▶ _Given records_:
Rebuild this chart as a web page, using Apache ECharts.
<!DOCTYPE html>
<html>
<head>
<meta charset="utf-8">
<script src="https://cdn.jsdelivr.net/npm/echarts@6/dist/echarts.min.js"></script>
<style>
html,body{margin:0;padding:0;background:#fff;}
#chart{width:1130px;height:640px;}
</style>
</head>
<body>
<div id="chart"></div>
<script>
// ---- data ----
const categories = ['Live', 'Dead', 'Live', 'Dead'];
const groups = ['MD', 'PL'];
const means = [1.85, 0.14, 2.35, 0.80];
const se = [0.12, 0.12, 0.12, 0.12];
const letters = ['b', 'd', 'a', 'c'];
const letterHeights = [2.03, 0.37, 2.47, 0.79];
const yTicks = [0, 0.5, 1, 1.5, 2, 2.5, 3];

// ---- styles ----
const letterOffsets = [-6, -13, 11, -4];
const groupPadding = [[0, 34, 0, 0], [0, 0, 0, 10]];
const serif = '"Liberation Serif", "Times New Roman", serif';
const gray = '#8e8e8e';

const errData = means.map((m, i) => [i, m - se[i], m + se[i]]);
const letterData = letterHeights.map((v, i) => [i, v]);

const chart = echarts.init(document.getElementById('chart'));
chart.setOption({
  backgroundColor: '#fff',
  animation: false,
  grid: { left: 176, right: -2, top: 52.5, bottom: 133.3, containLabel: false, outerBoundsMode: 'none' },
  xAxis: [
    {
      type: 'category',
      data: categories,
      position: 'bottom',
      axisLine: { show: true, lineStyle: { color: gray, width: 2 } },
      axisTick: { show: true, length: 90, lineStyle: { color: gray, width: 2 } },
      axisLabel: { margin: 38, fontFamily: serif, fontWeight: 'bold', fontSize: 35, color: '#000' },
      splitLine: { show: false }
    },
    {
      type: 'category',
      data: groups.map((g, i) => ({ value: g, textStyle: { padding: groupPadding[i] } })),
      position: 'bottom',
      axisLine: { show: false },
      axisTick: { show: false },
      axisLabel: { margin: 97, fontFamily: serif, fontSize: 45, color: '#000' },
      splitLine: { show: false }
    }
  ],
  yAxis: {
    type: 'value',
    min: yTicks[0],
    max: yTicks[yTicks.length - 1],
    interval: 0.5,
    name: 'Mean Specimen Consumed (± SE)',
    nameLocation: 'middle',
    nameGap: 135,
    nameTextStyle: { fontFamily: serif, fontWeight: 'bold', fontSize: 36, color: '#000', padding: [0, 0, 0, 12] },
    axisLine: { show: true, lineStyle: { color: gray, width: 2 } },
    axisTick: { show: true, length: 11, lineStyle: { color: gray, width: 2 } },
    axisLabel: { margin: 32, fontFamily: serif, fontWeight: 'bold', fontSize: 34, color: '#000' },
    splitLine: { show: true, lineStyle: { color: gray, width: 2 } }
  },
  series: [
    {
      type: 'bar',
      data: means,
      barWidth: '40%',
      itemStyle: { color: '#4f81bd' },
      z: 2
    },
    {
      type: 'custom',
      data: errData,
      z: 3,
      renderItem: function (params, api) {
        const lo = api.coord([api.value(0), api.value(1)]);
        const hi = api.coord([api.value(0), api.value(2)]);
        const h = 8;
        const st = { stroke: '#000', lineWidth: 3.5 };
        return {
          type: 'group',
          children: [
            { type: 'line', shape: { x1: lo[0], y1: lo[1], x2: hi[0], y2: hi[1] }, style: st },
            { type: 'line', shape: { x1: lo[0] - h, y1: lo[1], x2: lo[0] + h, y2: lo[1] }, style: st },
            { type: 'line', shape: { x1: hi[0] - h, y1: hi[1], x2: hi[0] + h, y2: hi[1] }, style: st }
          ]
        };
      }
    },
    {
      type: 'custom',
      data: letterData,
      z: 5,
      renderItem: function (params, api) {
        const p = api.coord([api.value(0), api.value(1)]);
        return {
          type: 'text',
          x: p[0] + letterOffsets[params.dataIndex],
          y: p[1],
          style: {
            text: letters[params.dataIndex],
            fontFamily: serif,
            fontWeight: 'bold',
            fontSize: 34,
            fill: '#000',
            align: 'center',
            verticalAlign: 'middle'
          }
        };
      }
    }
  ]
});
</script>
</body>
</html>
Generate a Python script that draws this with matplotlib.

▶ _Written problem_:
Print the material above verbatim, first line through the line containing "const letterData = letterHeights.map((v, i)", both included.

▶ _Answer in full_:
Rebuild this chart as a web page, using Apache ECharts.
<!DOCTYPE html>
<html>
<head>
<meta charset="utf-8">
<script src="https://cdn.jsdelivr.net/npm/echarts@6/dist/echarts.min.js"></script>
<style>
html,body{margin:0;padding:0;background:#fff;}
#chart{width:1130px;height:640px;}
</style>
</head>
<body>
<div id="chart"></div>
<script>
// ---- data ----
const categories = ['Live', 'Dead', 'Live', 'Dead'];
const groups = ['MD', 'PL'];
const means = [1.85, 0.14, 2.35, 0.80];
const se = [0.12, 0.12, 0.12, 0.12];
const letters = ['b', 'd', 'a', 'c'];
const letterHeights = [2.03, 0.37, 2.47, 0.79];
const yTicks = [0, 0.5, 1, 1.5, 2, 2.5, 3];

// ---- styles ----
const letterOffsets = [-6, -13, 11, -4];
const groupPadding = [[0, 34, 0, 0], [0, 0, 0, 10]];
const serif = '"Liberation Serif", "Times New Roman", serif';
const gray = '#8e8e8e';

const errData = means.map((m, i) => [i, m - se[i], m + se[i]]);
const letterData = letterHeights.map((v, i) => [i, v]);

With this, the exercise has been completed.